GOAL | Copy out the listing in full, exactly as written, but not its pictures.

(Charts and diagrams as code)
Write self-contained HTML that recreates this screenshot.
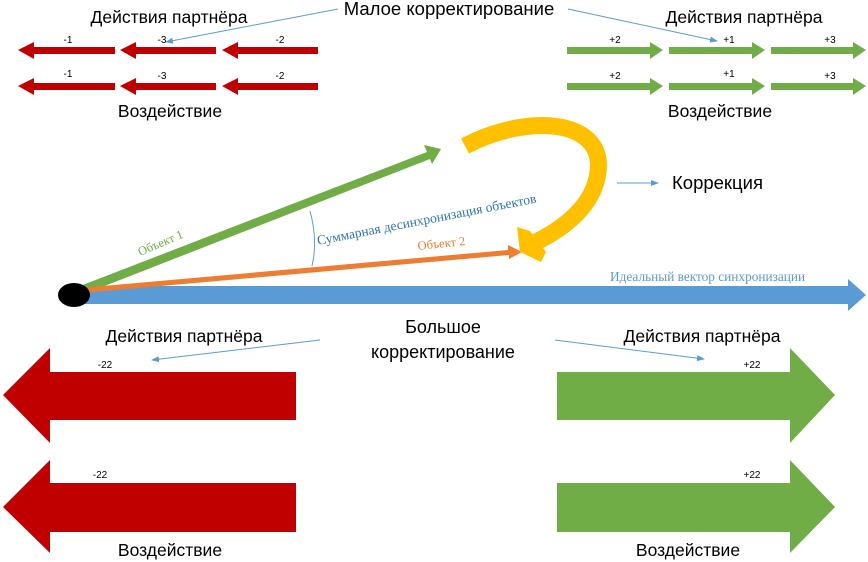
<!DOCTYPE html>
<html><head><meta charset="utf-8"><style>
html,body{margin:0;padding:0;background:#fff;}
svg{display:block;}
.s{font-family:"Liberation Sans","DejaVu Sans",sans-serif;fill:#000;}
.t{font-family:"Liberation Serif",serif;}
</style></head><body>
<svg width="868" height="562" viewBox="0 0 868 562" xmlns="http://www.w3.org/2000/svg">
<defs>
<marker id="ab" markerWidth="8" markerHeight="8" refX="7" refY="4" orient="auto" markerUnits="userSpaceOnUse"><path d="M0,1 L8,4 L0,7 Z" fill="#5b9bd5"/></marker>
</defs>
<!-- top labels -->
<text class="s" x="169" y="23" font-size="17.5" text-anchor="middle">Действия партнёра</text>
<text class="s" x="449" y="15" font-size="18.5" text-anchor="middle">Малое корректирование</text>
<text class="s" x="744" y="23" font-size="17.5" text-anchor="middle">Действия партнёра</text>
<text class="s" x="170" y="117" font-size="17.5" text-anchor="middle">Воздействие</text>
<text class="s" x="720" y="117" font-size="17.5" text-anchor="middle">Воздействие</text>
<line x1="338" y1="9" x2="166" y2="42" stroke="#5b9bd5" stroke-width="1" marker-end="url(#ab)"/>
<line x1="568" y1="9" x2="717" y2="41" stroke="#5b9bd5" stroke-width="1" marker-end="url(#ab)"/>
<!-- small red arrows -->
<g fill="#c00000">
<polygon points="18,50 34,42 34,47 115,47 115,54 34,54 34,59"/>
<polygon points="120,50 136,42 136,47 216,47 216,54 136,54 136,59"/>
<polygon points="222,50 238,42 238,47 318,47 318,54 238,54 238,59"/>
<polygon points="18,86 34,78 34,83 115,83 115,90 34,90 34,95"/>
<polygon points="120,86 136,78 136,83 216,83 216,90 136,90 136,95"/>
<polygon points="222,86 238,78 238,83 318,83 318,90 238,90 238,95"/>
</g>
<g fill="#70ad47">
<polygon points="567,47 650,47 650,42 663,50 650,59 650,54 567,54"/>
<polygon points="669,47 752,47 752,42 765,50 752,59 752,54 669,54"/>
<polygon points="771,47 853,47 853,42 866,50 853,59 853,54 771,54"/>
<polygon points="567,83 650,83 650,78 663,86 650,95 650,90 567,90"/>
<polygon points="669,83 752,83 752,78 765,86 752,95 752,90 669,90"/>
<polygon points="771,83 853,83 853,78 866,86 853,95 853,90 771,90"/>
</g>
<g class="s" font-size="10" text-anchor="middle">
<text x="68" y="43">-1</text><text x="162" y="43">-3</text><text x="280" y="43">-2</text>
<text x="68" y="77">-1</text><text x="162" y="79">-3</text><text x="280" y="79">-2</text>
<text x="615" y="43">+2</text><text x="729" y="43">+1</text><text x="830" y="43">+3</text>
<text x="615" y="79">+2</text><text x="729" y="77">+1</text><text x="830" y="79">+3</text>
</g>
<!-- center -->
<polygon points="80,286 848,286 848,279 866,295 848,311 848,304 80,304" fill="#5b9bd5"/>
<polygon points="80,286 427,152 424,145 441,149 432,164 430,159 84,294" fill="#70ad47"/>
<polygon points="80,288 508,250 508,245 522,252 509,259 509,255 82,293" fill="#ed7d31"/>
<ellipse cx="74" cy="295" rx="16" ry="12" fill="#000"/>
<path d="M310,211 Q318,240 312,266" fill="none" stroke="#5b9bd5" stroke-width="1"/>
<path d="M465,146 C530,112 605,120 598,172 C594,205 565,228 534,243" fill="none" stroke="#ffc000" stroke-width="17"/>
<polygon points="517,227 530,231 546,252 541,262 520,252" fill="#ffc000"/>
<line x1="617" y1="183" x2="658" y2="183" stroke="#5b9bd5" stroke-width="1" marker-end="url(#ab)"/>
<text class="s" x="672" y="189" font-size="18.5">Коррекция</text>
<text class="t" x="0" y="0" font-size="12.5" fill="#70ad47" transform="translate(140,256) rotate(-23)">Объект 1</text>
<text class="t" x="0" y="0" font-size="12.5" fill="#ed7d31" transform="translate(418,250) rotate(-6)">Объект 2</text>
<text class="t" x="0" y="0" font-size="13.5" fill="#2e75b6" transform="translate(318,245) rotate(-11)">Суммарная десинхронизация объектов</text>
<text class="t" x="610" y="281" font-size="13.3" fill="#5b9bd5">Идеальный вектор синхронизации</text>
<!-- bottom -->
<text class="s" x="184" y="342" font-size="17.5" text-anchor="middle">Действия партнёра</text>
<text class="s" x="702" y="342" font-size="17.5" text-anchor="middle">Действия партнёра</text>
<text class="s" x="443" y="333" font-size="18" text-anchor="middle">Большое</text>
<text class="s" x="443" y="358" font-size="18" text-anchor="middle">корректирование</text>
<line x1="320" y1="340" x2="152" y2="360" stroke="#5b9bd5" stroke-width="1" marker-end="url(#ab)"/>
<line x1="555" y1="340" x2="704" y2="359" stroke="#5b9bd5" stroke-width="1" marker-end="url(#ab)"/>
<g fill="#c00000">
<polygon points="3,395 50,348 50,372 296,372 296,420 50,420 50,443"/>
<polygon points="3,507 50,460 50,483 296,483 296,532 50,532 50,553"/>
</g>
<g fill="#70ad47">
<polygon points="557,372 790,372 790,348 835,395 790,443 790,420 557,420"/>
<polygon points="557,483 790,483 790,460 835,507 790,553 790,532 557,532"/>
</g>
<g class="s" font-size="10" text-anchor="middle">
<text x="105" y="368">-22</text><text x="100" y="478">-22</text>
<text x="752" y="368">+22</text><text x="752" y="478">+22</text>
</g>
<text class="s" x="170" y="556" font-size="17.5" text-anchor="middle">Воздействие</text>
<text class="s" x="688" y="556" font-size="17.5" text-anchor="middle">Воздействие</text>
</svg>
</body></html>
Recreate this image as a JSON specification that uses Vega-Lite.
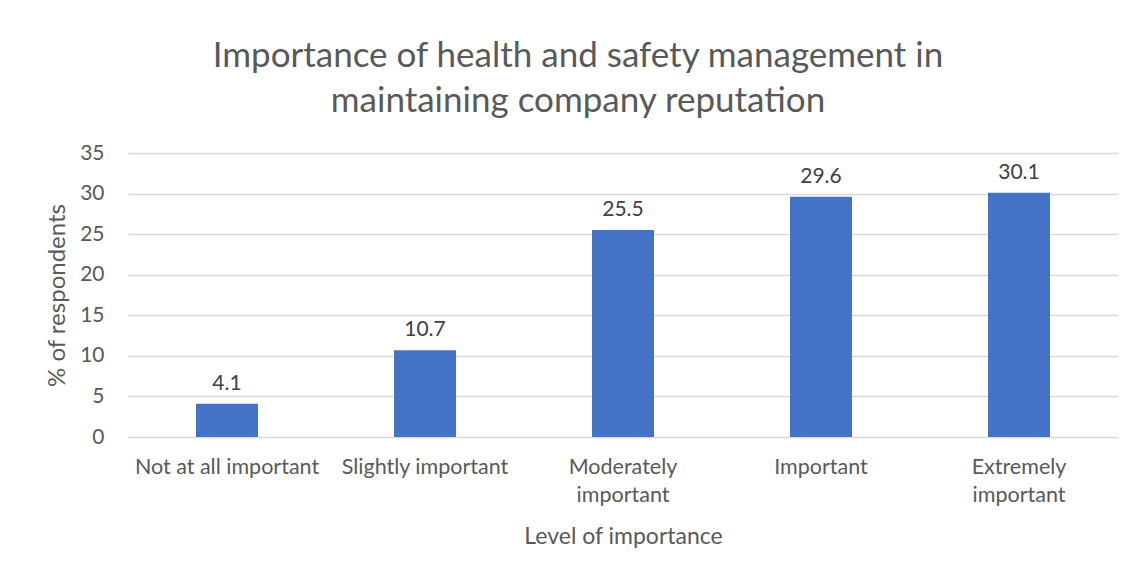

EXERCISE ANSWER |
Write self-contained HTML that recreates this screenshot.
<!DOCTYPE html>
<html><head><meta charset="utf-8"><style>
html,body{margin:0;padding:0;background:#fff;}
svg{display:block;}
.s{font-family:"Liberation Sans","DejaVu Sans",sans-serif;fill:#000;}
.t{font-family:"Liberation Serif",serif;}
</style></head><body>
<svg width="868" height="562" viewBox="0 0 868 562" xmlns="http://www.w3.org/2000/svg">
<defs>
<marker id="ab" markerWidth="8" markerHeight="8" refX="7" refY="4" orient="auto" markerUnits="userSpaceOnUse"><path d="M0,1 L8,4 L0,7 Z" fill="#5b9bd5"/></marker>
</defs>
<!-- top labels -->
<text class="s" x="169" y="23" font-size="17.5" text-anchor="middle">Действия партнёра</text>
<text class="s" x="449" y="15" font-size="18.5" text-anchor="middle">Малое корректирование</text>
<text class="s" x="744" y="23" font-size="17.5" text-anchor="middle">Действия партнёра</text>
<text class="s" x="170" y="117" font-size="17.5" text-anchor="middle">Воздействие</text>
<text class="s" x="720" y="117" font-size="17.5" text-anchor="middle">Воздействие</text>
<line x1="338" y1="9" x2="166" y2="42" stroke="#5b9bd5" stroke-width="1" marker-end="url(#ab)"/>
<line x1="568" y1="9" x2="717" y2="41" stroke="#5b9bd5" stroke-width="1" marker-end="url(#ab)"/>
<!-- small red arrows -->
<g fill="#c00000">
<polygon points="18,50 34,42 34,47 115,47 115,54 34,54 34,59"/>
<polygon points="120,50 136,42 136,47 216,47 216,54 136,54 136,59"/>
<polygon points="222,50 238,42 238,47 318,47 318,54 238,54 238,59"/>
<polygon points="18,86 34,78 34,83 115,83 115,90 34,90 34,95"/>
<polygon points="120,86 136,78 136,83 216,83 216,90 136,90 136,95"/>
<polygon points="222,86 238,78 238,83 318,83 318,90 238,90 238,95"/>
</g>
<g fill="#70ad47">
<polygon points="567,47 650,47 650,42 663,50 650,59 650,54 567,54"/>
<polygon points="669,47 752,47 752,42 765,50 752,59 752,54 669,54"/>
<polygon points="771,47 853,47 853,42 866,50 853,59 853,54 771,54"/>
<polygon points="567,83 650,83 650,78 663,86 650,95 650,90 567,90"/>
<polygon points="669,83 752,83 752,78 765,86 752,95 752,90 669,90"/>
<polygon points="771,83 853,83 853,78 866,86 853,95 853,90 771,90"/>
</g>
<g class="s" font-size="10" text-anchor="middle">
<text x="68" y="43">-1</text><text x="162" y="43">-3</text><text x="280" y="43">-2</text>
<text x="68" y="77">-1</text><text x="162" y="79">-3</text><text x="280" y="79">-2</text>
<text x="615" y="43">+2</text><text x="729" y="43">+1</text><text x="830" y="43">+3</text>
<text x="615" y="79">+2</text><text x="729" y="77">+1</text><text x="830" y="79">+3</text>
</g>
<!-- center -->
<polygon points="80,286 848,286 848,279 866,295 848,311 848,304 80,304" fill="#5b9bd5"/>
<polygon points="80,286 427,152 424,145 441,149 432,164 430,159 84,294" fill="#70ad47"/>
<polygon points="80,288 508,250 508,245 522,252 509,259 509,255 82,293" fill="#ed7d31"/>
<ellipse cx="74" cy="295" rx="16" ry="12" fill="#000"/>
<path d="M310,211 Q318,240 312,266" fill="none" stroke="#5b9bd5" stroke-width="1"/>
<path d="M465,146 C530,112 605,120 598,172 C594,205 565,228 534,243" fill="none" stroke="#ffc000" stroke-width="17"/>
<polygon points="517,227 530,231 546,252 541,262 520,252" fill="#ffc000"/>
<line x1="617" y1="183" x2="658" y2="183" stroke="#5b9bd5" stroke-width="1" marker-end="url(#ab)"/>
<text class="s" x="672" y="189" font-size="18.5">Коррекция</text>
<text class="t" x="0" y="0" font-size="12.5" fill="#70ad47" transform="translate(140,256) rotate(-23)">Объект 1</text>
<text class="t" x="0" y="0" font-size="12.5" fill="#ed7d31" transform="translate(418,250) rotate(-6)">Объект 2</text>
<text class="t" x="0" y="0" font-size="13.5" fill="#2e75b6" transform="translate(318,245) rotate(-11)">Суммарная десинхронизация объектов</text>
<text class="t" x="610" y="281" font-size="13.3" fill="#5b9bd5">Идеальный вектор синхронизации</text>
<!-- bottom -->
<text class="s" x="184" y="342" font-size="17.5" text-anchor="middle">Действия партнёра</text>
<text class="s" x="702" y="342" font-size="17.5" text-anchor="middle">Действия партнёра</text>
<text class="s" x="443" y="333" font-size="18" text-anchor="middle">Большое</text>
<text class="s" x="443" y="358" font-size="18" text-anchor="middle">корректирование</text>
<line x1="320" y1="340" x2="152" y2="360" stroke="#5b9bd5" stroke-width="1" marker-end="url(#ab)"/>
<line x1="555" y1="340" x2="704" y2="359" stroke="#5b9bd5" stroke-width="1" marker-end="url(#ab)"/>
<g fill="#c00000">
<polygon points="3,395 50,348 50,372 296,372 296,420 50,420 50,443"/>
<polygon points="3,507 50,460 50,483 296,483 296,532 50,532 50,553"/>
</g>
<g fill="#70ad47">
<polygon points="557,372 790,372 790,348 835,395 790,443 790,420 557,420"/>
<polygon points="557,483 790,483 790,460 835,507 790,553 790,532 557,532"/>
</g>
<g class="s" font-size="10" text-anchor="middle">
<text x="105" y="368">-22</text><text x="100" y="478">-22</text>
<text x="752" y="368">+22</text><text x="752" y="478">+22</text>
</g>
<text class="s" x="170" y="556" font-size="17.5" text-anchor="middle">Воздействие</text>
<text class="s" x="688" y="556" font-size="17.5" text-anchor="middle">Воздействие</text>
</svg>
</body></html>
Recreate this image as a JSON specification that uses Vega-Lite.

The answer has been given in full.